Ken Grieve, Neuroscience (MNeuroSci) Course Director

I think it's safe to say I've been interested in Neuroscience since I stopped thinking about being a train driver AND a fireman... questions about how we perceive, and interact with, our local environment started early (though I'd never heard of peri-personal space!), and continue now. However, as a prudent Scot I chose to study Pharmacy, reasoning that even if I was good enough to study at a higher level, I'd still always have a job!

After final Pharmacy training, I studied for a PhD in the neural control of.... the Fallopian Tube. It's still the most complex smooth muscle structure in the Human body (honest, go look!) but I felt a shift to more neural stuff was required, and so I went to the Institute of Ophthalmology, to study with Professor Adam Sillito, (a collaboration that continues even now). Here I learned and studied about the visual pathways of the mammalian brain, a sound training in neuro- and electrophysiology that is the basis of my work even now. A 3 year period at Caltech with Professor Richard Anderson led to my position here at Manchester.

I think it's safe to say I've been interested in Neuroscience since I stopped thinking about being a train driver AND a fireman...

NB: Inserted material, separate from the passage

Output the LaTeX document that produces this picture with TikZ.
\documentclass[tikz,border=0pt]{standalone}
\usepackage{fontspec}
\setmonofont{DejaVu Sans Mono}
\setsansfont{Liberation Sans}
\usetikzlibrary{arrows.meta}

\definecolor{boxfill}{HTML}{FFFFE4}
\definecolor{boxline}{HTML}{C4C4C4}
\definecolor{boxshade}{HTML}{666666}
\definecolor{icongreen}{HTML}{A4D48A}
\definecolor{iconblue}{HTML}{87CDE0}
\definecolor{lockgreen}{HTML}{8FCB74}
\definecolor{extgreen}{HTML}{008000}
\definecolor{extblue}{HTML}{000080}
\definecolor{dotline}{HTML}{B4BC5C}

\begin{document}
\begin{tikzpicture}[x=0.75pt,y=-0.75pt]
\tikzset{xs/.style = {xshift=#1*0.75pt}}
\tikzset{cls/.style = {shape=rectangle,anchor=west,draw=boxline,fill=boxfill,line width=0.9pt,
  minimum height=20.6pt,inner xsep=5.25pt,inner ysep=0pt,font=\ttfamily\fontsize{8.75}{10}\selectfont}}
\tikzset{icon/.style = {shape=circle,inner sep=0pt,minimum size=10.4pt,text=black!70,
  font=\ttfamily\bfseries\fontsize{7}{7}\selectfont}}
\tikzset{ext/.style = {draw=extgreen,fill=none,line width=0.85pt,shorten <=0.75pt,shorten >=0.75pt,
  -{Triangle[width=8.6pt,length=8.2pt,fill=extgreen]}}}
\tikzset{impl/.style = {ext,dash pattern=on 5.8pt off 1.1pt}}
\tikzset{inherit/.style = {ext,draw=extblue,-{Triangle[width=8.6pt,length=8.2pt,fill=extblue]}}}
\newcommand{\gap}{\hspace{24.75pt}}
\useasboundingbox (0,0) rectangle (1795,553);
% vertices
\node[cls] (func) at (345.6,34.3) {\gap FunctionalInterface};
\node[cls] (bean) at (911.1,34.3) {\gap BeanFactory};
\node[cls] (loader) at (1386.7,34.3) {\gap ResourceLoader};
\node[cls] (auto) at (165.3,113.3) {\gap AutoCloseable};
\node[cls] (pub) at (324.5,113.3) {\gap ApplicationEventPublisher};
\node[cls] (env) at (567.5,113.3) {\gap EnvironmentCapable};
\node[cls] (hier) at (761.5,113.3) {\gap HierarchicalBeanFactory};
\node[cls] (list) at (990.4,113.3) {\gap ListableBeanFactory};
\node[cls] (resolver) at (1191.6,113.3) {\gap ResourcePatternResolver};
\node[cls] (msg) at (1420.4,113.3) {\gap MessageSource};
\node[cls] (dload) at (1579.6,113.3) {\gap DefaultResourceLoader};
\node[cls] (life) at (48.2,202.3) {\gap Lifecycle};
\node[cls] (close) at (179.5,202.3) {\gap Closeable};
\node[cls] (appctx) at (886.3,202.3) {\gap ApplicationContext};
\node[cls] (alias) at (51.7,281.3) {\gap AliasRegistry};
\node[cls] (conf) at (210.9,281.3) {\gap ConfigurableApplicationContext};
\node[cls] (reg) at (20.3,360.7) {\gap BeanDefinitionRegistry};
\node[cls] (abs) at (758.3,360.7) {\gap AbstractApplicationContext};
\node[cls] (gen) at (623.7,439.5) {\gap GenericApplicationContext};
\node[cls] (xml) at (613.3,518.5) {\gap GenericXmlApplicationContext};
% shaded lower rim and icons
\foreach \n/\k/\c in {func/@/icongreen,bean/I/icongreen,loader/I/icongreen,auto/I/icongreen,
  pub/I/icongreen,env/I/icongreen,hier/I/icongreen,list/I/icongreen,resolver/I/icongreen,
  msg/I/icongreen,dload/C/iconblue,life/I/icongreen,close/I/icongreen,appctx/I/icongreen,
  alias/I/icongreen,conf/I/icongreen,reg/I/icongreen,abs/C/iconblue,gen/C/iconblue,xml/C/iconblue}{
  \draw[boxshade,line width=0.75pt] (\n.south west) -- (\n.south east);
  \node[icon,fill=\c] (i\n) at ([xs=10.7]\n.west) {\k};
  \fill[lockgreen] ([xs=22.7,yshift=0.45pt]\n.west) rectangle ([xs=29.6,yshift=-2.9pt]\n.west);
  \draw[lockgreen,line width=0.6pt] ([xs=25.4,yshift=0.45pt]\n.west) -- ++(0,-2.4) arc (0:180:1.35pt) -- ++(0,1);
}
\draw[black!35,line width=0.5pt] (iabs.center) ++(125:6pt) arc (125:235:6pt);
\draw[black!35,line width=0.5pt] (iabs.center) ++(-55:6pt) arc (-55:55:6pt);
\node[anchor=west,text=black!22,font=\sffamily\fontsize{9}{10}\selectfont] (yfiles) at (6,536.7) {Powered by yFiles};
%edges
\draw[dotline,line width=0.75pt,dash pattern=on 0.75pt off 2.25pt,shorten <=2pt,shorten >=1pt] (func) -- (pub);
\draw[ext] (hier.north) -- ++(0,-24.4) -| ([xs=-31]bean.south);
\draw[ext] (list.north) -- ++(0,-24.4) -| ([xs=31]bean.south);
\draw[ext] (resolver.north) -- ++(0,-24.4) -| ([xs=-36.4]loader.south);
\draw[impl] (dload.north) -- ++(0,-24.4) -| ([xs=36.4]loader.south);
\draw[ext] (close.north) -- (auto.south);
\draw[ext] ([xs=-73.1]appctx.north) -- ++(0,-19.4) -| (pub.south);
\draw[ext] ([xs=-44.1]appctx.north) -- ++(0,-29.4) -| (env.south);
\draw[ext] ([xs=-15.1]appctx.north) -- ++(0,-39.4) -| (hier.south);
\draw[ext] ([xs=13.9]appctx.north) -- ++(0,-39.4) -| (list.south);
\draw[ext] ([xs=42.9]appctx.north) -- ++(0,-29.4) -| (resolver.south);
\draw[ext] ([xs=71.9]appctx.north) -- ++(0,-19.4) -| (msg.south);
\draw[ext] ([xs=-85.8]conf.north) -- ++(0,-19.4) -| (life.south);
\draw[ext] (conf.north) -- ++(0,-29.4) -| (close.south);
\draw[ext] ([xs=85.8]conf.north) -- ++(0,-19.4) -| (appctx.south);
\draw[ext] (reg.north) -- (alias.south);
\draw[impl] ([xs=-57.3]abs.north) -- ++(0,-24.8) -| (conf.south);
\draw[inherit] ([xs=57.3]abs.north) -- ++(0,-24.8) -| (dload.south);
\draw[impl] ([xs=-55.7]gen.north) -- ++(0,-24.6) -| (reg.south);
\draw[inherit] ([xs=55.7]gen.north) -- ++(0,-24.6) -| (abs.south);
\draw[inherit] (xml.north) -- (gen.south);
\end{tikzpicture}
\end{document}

The neural architecture and function of the mammalian visual system remains a driving model for all our understanding of brain function. We are visual animals, using vision as our basic and fundamentally most important sense, at least at a cognitive level. My current interests lie in how the brain structures involved in the processes of vision interact with one another at a neuronal level - how the patterns of activity in different parts of these pathways contribute to one another, with particular interest in feedback processes - how "higher" brain areas contribute to the apparent responses of "lower" brain regions. Let me give you just one example - the neural output from your eye (the retina) is sent to a first processing area, in the thalamus (which sits between the eye and your cerebral cortex, the bit that makes us, well, human!). However, there is MUCH more input to this thalamus FROM the cerebral cortex than from the retina - think of it this way - what you see (using your eye, the retina) is more what you THINK you see (because there is SO much more information moving backward form the cortex to the thalamus). We still don't know quite what this massive stream of information is doing - and the process of feedback seems to operate at many levels within the cerebral cortex also - it's THE common "architecture" in brain!